Considero que a Economia Política, Sociologia, História e Geografia do Sertão Nordestino têm nos últimos 40 anos sido caracterizada por significativos fatores, desencadeadores de mudanças nas relações sociais, tecidas no seu cotidiano. Entre as quais destaco: urbanização desordenada e acelerada; esvaziamento progressivo do campo; substituição de culturas, como a produção de cana de açúcar, por outras – para responder demandas de uma contraditória prática pecuarista (criação de gado) numa área marcada, majoritariamente, pelo Polígono das Secas, como é o caso mais específico do Sertão Paraibano; a inserção da televisão e do asfalto até nas microcidades e no campo; e, mais recentemente, introdução das novas tecnologias, como por exemplo, o celular e computador; expansão da difusão do american way of life; incorporação desse “estilo de vida” por centenas de jovens, com afastamento desses das raízes culturais históricas sertanejas – havendo, por conseguinte, uma substituição de valores culturais autênticos por modismos, mitos linguagens, símbolos, sinais, proclamados pela indústria cultural e globalização neoliberal; surgimento de uma insipiente classe média e classe média; ampliação dos equipamentos comunitários; implementação de novas políticas sociais – eclosão de projetos e programas sociais de relativa relevância, importância e significação teórico-prática, voltados para os excluídos, camadas populares, nos últimos 14 anos; edificação de novos projetos arquitetônicos e de engenharia física no setor comercial, público, principalmente, modificando o espaço urbano e rural, de forma gradativa; significativo retorno de imigrantes para a região, oriundos do Sudeste; intensificação da aquisição e circulação de automóveis; e modernização dos meios de comunicação em geral; profusão de partidos políticos no cenário municipal.

O que é fundamental questionarmos é que se tais inovações, respaldadas em novo arcabouço jurídico, inclusive, estão mesmo assegurando possibilidades reais de exercício da cidadania; efetiva dignidade e melhoria na qualitativa da vida; bem como, efetivo respeito aos Direitos Humanos, no contexto desta região, vítima de tantos autoritarismos, negligências e violências, já históricas. Macrouniverso congregador de diversificados, ricos, sublimes e impactantes microcosmos sócio-históricos-culturais, o Sertão possui inúmeras cores, fartos odores, esperas e esperanças, despedidas e reencontros.
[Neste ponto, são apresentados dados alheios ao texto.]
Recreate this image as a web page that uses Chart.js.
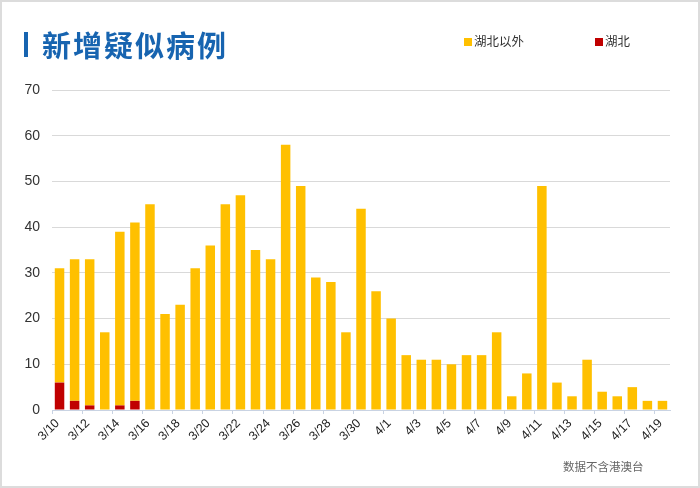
<!DOCTYPE html>
<html><head><meta charset="utf-8">
<script src="https://cdn.jsdelivr.net/npm/chart.js@4"></script>
<style>
html,body{margin:0;padding:0;background:#fff;}
#wrap{position:relative;width:696px;height:484px;border:2px solid #dcdcdc;background:#fff;overflow:hidden;}
#c{position:absolute;left:-2px;top:-2px;}
#bar{position:absolute;left:22px;top:30px;width:4px;height:25px;background:#1764b0;}
#title{position:absolute;left:40px;top:24px;font-family:"Noto Sans CJK SC";font-weight:700;font-size:29px;color:#1764b0;letter-spacing:2px;line-height:36px;}
.lg{position:absolute;top:31px;font-family:"Noto Sans CJK SC";font-size:12.5px;color:#333;line-height:16px;}
.lg i{display:inline-block;width:8px;height:8px;margin-right:2px;vertical-align:0px;}
#foot{position:absolute;left:561px;top:456px;font-family:"Noto Sans CJK SC";font-size:11.5px;color:#666;}
</style></head>
<body><div id="wrap">
<canvas id="c" width="700" height="488"></canvas>
<div id="bar"></div>
<div id="title">新增疑似病例</div>
<div id="foot">数据不含港澳台</div>
</div>
<script>
const categories = ["3/10","3/11","3/12","3/13","3/14","3/15","3/16","3/17","3/18","3/19","3/20","3/21","3/22","3/23","3/24","3/25","3/26","3/27","3/28","3/29","3/30","3/31","4/1","4/2","4/3","4/4","4/5","4/6","4/7","4/8","4/9","4/10","4/11","4/12","4/13","4/14","4/15","4/16","4/17","4/18","4/19"];
const hubei = [6,2,1,0,1,2,0,0,0,0,0,0,0,0,0,0,0,0,0,0,0,0,0,0,0,0,0,0,0,0,0,0,0,0,0,0,0,0,0,0,0];
const outsideHubei = [25,31,32,17,38,39,45,21,23,31,36,45,47,35,33,58,49,29,28,17,44,26,20,12,11,11,10,12,12,17,3,8,49,6,3,11,4,3,5,2,2];
const yTicks = [0,10,20,30,40,50,60,70];
const seriesNames = ["湖北以外","湖北"];
const seriesColors = ["#ffc000","#c00000"];

const legendX = [462, 593];
seriesNames.forEach((n,i)=>{
  const d=document.createElement('div');d.className='lg';d.style.left=legendX[i]+'px';
  d.innerHTML='<i style="background:'+seriesColors[i]+'"></i>'+n;
  document.getElementById('wrap').appendChild(d);
});

new Chart(document.getElementById('c'), {
  type:'bar',
  data:{labels:categories,datasets:[
    {label:seriesNames[1],data:hubei,backgroundColor:seriesColors[1],barPercentage:0.63,categoryPercentage:1,order:1},
    {label:seriesNames[0],data:outsideHubei,backgroundColor:seriesColors[0],barPercentage:0.63,categoryPercentage:1,order:2}
  ]},
  options:{
    responsive:false,animation:false,
    layout:{padding:{left:20,right:30,top:90,bottom:0}},
    plugins:{legend:{display:false},tooltip:{enabled:false}},
    scales:{
      x:{stacked:true,
        grid:{display:true,drawOnChartArea:false,drawTicks:true,tickLength:4,offset:true,
          color:function(ctx){return (ctx.index%2===0)?'#c9d3e3':'rgba(0,0,0,0)';}},
        border:{color:'#c9d3e3',width:1},
        ticks:{autoSkip:false,maxRotation:45,minRotation:45,color:'#222',font:{family:'Liberation Sans',size:12.5},padding:2,labelOffset:-2,
          callback:function(v,i){return i%2===0?categories[i]:'';}},
        afterFit:function(s){s.height=78;}
      },
      y:{stacked:true,min:0,max:70,
        afterBuildTicks:function(s){s.ticks=yTicks.map(v=>({value:v}));},
        grid:{color:'#d9d9d9',lineWidth:1,drawTicks:false},
        border:{display:false},
        ticks:{color:'#333',font:{family:'Liberation Sans',size:14},padding:12},
        afterFit:function(s){s.width=32;}
      }
    }
  }
});
</script>
</body></html>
Quem ainda não o conhece pede a oportunidade de conhecer mais e melhor o Brasil, profundamente, de inigualável cultura popular, esparramada por todo seu território, cenário de homens e mulheres que abrigam no peito e alma um infinito amor, orgulho e honra de ser e poder sertanejar, com suas lendas, crenças e pluralístico universo cultural, gerados por sensibilidades autênticas. Ser tão sertanejo é um pouco do que aqui está contido.

REFERÊNCIAS:

ASSARÉ, Patativa do. Uma voz do Nordeste. João Pessoa: JC Editora, 2016, p. 8.

LIMA, Giovanny de Sousa. Grãos de mostarda. San Bernardino: Amazon, 2017, p. 108-109.

RODRIGUES, Jéssica Arísla; DANTAS, Anna Luísa. Parahyba: Informativo do Instituto do Patrimônio Histórico e Artístico do Estado da Paraíba (Iphaep). Ano IV, N° 04. João Pessoa-PB: [s.n], 2019, p. 14.
ROMERO, Jorge Henrique Silva. Sertão e outras ficções: ensaio sobre a identidade narrativa sertaneja. Campinas-SP: [s.n], 2015.